While the school board acts as the contractor in most cases, it acts as an agency of the city and many of its contracts are of the nature that might well be considered as giving a school teacher a private pecuniary interest, direct or indirect. Section 120.41
(1), Stats., makes it clear that the city school system is not a separate legal entity. Where the school board acts as contractor, it acts for the city. “Its contracts are city contracts.” State ex rel. Board of Education v. Racine, supra, p. 396.

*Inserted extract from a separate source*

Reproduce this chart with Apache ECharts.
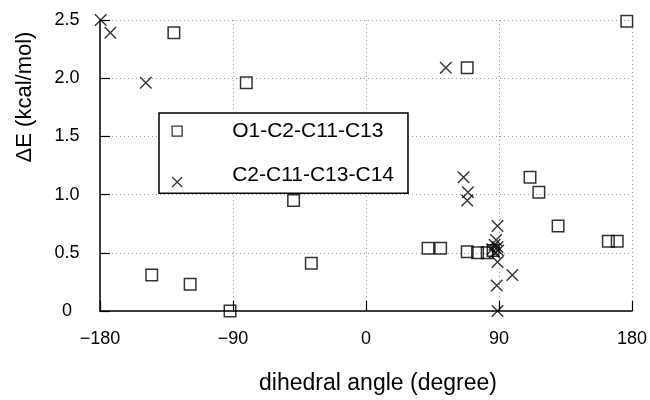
<!DOCTYPE html>
<html>
<head>
<meta charset="utf-8">
<script src="https://cdn.jsdelivr.net/npm/echarts@6/dist/echarts.min.js"></script>
<style>
  html, body { margin: 0; padding: 0; background: #fff; }
  #chart { width: 650px; height: 400px; }
</style>
</head>
<body>
<div id="chart"></div>
<script>
// ---- data ----
const seriesNames = ['O1-C2-C11-C13', 'C2-C11-C13-C14'];
const xTickLabels = ['\u2212180', '\u221290', '0', '90', '180'];
const yTickLabels = ['0', '0.5', '1.0', '1.5', '2.0', '2.5'];
const xAxisTitle = 'dihedral angle (degree)';
const yAxisTitle = '\u0394E (kcal/mol)';

// O1-C2-C11-C13 (squares): [angle, energy]
const o1c2c11c13 = [
  [-130, 2.39], [-81, 1.96], [-145, 0.31], [-119, 0.23], [-92, 0.0],
  [-49, 0.95], [-37, 0.41], [68.5, 2.09], [176.5, 2.49],
  [42, 0.54], [50.5, 0.54], [68.5, 0.51], [75.5, 0.50], [82, 0.50], [86, 0.52],
  [111, 1.15], [117, 1.02], [130, 0.73], [164, 0.60], [170, 0.60]
];
// C2-C11-C13-C14 (crosses): [angle, energy]
const c2c11c13c14 = [
  [-179.5, 2.50], [-173, 2.39], [-149, 1.96], [54, 2.09],
  [66, 1.15], [69, 1.02], [68.5, 0.95], [89, 0.73],
  [88, 0.61], [87, 0.57], [85.5, 0.53], [87, 0.50], [89, 0.55], [89.5, 0.52],
  [89, 0.42], [99, 0.31], [88.5, 0.22], [89, 0.0]
];

const FONT = 'Liberation Sans';
const crossPath = 'path://M0,0L10,10M10,0L0,10';
const legendSquare = 'path://M0,0M14,28M2,9L12,9L12,19L2,19Z';
const legendCross = 'path://M0,0M14,28M2,16L12,26M12,16L2,26';

const chart = echarts.init(document.getElementById('chart'), null, { renderer: 'canvas' });
const gridLine = { show: true, lineStyle: { color: '#9a9a9a', width: 1, type: [1, 3] } };

chart.setOption({
  animation: false,
  backgroundColor: '#fff',
  grid: { left: 100, right: 18, top: 20, bottom: 83 },
  xAxis: {
    type: 'value', min: -180, max: 180, interval: 90,
    name: xAxisTitle, nameLocation: 'middle', nameGap: 61,
    nameTextStyle: { fontFamily: FONT, fontSize: 23, color: '#000', padding: [0, 0, 0, 24] },
    axisLine: { show: true, onZero: false, lineStyle: { color: '#000', width: 1.5 } },
    axisTick: { show: true, inside: true, length: 10, lineStyle: { color: '#000', width: 1.2 } },
    axisLabel: {
      margin: 19, color: '#000', fontFamily: FONT, fontSize: 18,
      formatter: v => xTickLabels[Math.round((v + 180) / 90)]
    },
    splitLine: gridLine
  },
  yAxis: {
    type: 'value', min: 0, max: 2.5, interval: 0.5,
    axisLine: { show: true, onZero: false, lineStyle: { color: '#000', width: 1.5 } },
    axisTick: { show: true, inside: true, length: 10, lineStyle: { color: '#000', width: 1.2 } },
    axisLabel: {
      margin: 33, align: 'center', color: '#000', fontFamily: FONT, fontSize: 18,
      formatter: v => yTickLabels[Math.round(v / 0.5)]
    },
    splitLine: gridLine
  },
  legend: {
    orient: 'vertical', left: 159, top: 113,
    padding: [3.5, 14, 3.5, 10.5],
    itemWidth: 14, itemHeight: 28, itemGap: 14.6,
    selectedMode: false,
    backgroundColor: '#fff', borderColor: '#000', borderWidth: 1.5,
    textStyle: { fontFamily: FONT, fontSize: 21, color: '#000', padding: [0, 0, 0, 43] },
    data: [
      { name: seriesNames[0], icon: legendSquare,
        itemStyle: { color: 'rgba(0,0,0,0)', borderColor: '#000', borderWidth: 1.3 } },
      { name: seriesNames[1], icon: legendCross,
        itemStyle: { color: 'rgba(0,0,0,0)', borderColor: '#000', borderWidth: 1.3 } }
    ]
  },
  graphic: [{
    type: 'text', x: 25, y: 97, rotation: Math.PI / 2,
    style: { text: yAxisTitle, font: '22px "' + FONT + '"', fill: '#000', align: 'center', verticalAlign: 'middle' }
  }],
  series: [
    {
      name: seriesNames[0], type: 'scatter', data: o1c2c11c13, clip: false,
      symbol: 'rect', symbolSize: 11.5,
      itemStyle: { color: 'rgba(0,0,0,0)', borderColor: '#000', borderWidth: 1.5 },
      emphasis: { disabled: true }, z: 3
    },
    {
      name: seriesNames[1], type: 'scatter', data: c2c11c13c14, clip: false,
      symbol: crossPath, symbolSize: 11.5,
      itemStyle: { color: 'rgba(0,0,0,0)', borderColor: '#000', borderWidth: 1.4 },
      emphasis: { disabled: true }, z: 3
    }
  ]
});
</script>
</body>
</html>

Section 120.49 (3) (a), Stats., authorizes a school board to enter into a contract with a principal. Section 118.21, Stats., requires that there be a written contract which shall be filed with the school district clerk. A city contract is involved. There is no question but that the principal directly
enters into the contract within the meaning of sec. 946.13
(1) (a), Stats., or that he has a direct pecuniary interest therein. He does so in his private capacity. The only question is whether he, as alderman, i authorized or required by law to perform in regard to that contract some official function requiring the exercise of discretion on his part.
While it is a close question, I am of the opinion that he is authorized to perform an official function requiring the exercise of discretion on his part. The fiscal board authorizes the funding of that contract, and while the monetary amount may well be hidden in the mass of funds necessary to fund the total school budget, and while the school board is in substantial charge of allocation of such funds, the alderman exercises discretion in the total amount of funds to be approved.
Abstention from voting on the fiscal board when the question of funding the budget, and hence the contract, comes up, would not absolve the individual from probable violation of sec. 946.13 (1) (a), Stats., if he had already entered into the contract during the time he was alderman. The only question would be whether he is authorized or required by law to perform in regard to that contract some official function requiring the exercise of discretion.
Another area of potential conflict is the power of the fiscal board under sec. 120.50 (5), Stats., to abolish the city school district and fiscal board and to create a common school district or a unified school district containing the territory of the city school district. If abolished, a conveyance would be necessary, among other things, and sec. 946.13 (4), Stats., defines contract to include a conveyance. It appears to me that as a teacher in the school system he might well have a direct or indirect pecuniary interest in the change from a city school district to an independent district and would at the same time be in a position where by voting he would exercise discretion in an official capacity.
We cannot speculate on the various circumstances which might give rise to the basis for a successful prosecution. A court, or court and jury, would determine the facts and apply the law if a prosecution were brought.
Since sec. 946.13 (3), Stats., makes any contract entered into in violation of this section void, it is possible to test claimed conflict in a specific case by means of a declaratory judgments action. An interested taxpayer or city officer could bring an appropriate action which would indirectly test the alderman’s right to serve as alderman and employe. Quo warranto is another possible method of testing the alderman’s right to hold office, although its use in the instant case is somewhat questionable.
An opinion from this office is not a suitable vehicle to pressure a duly elected official into resigning as alderman or teacher, especially where the question of conflict is debatable and may be subject to avoidance.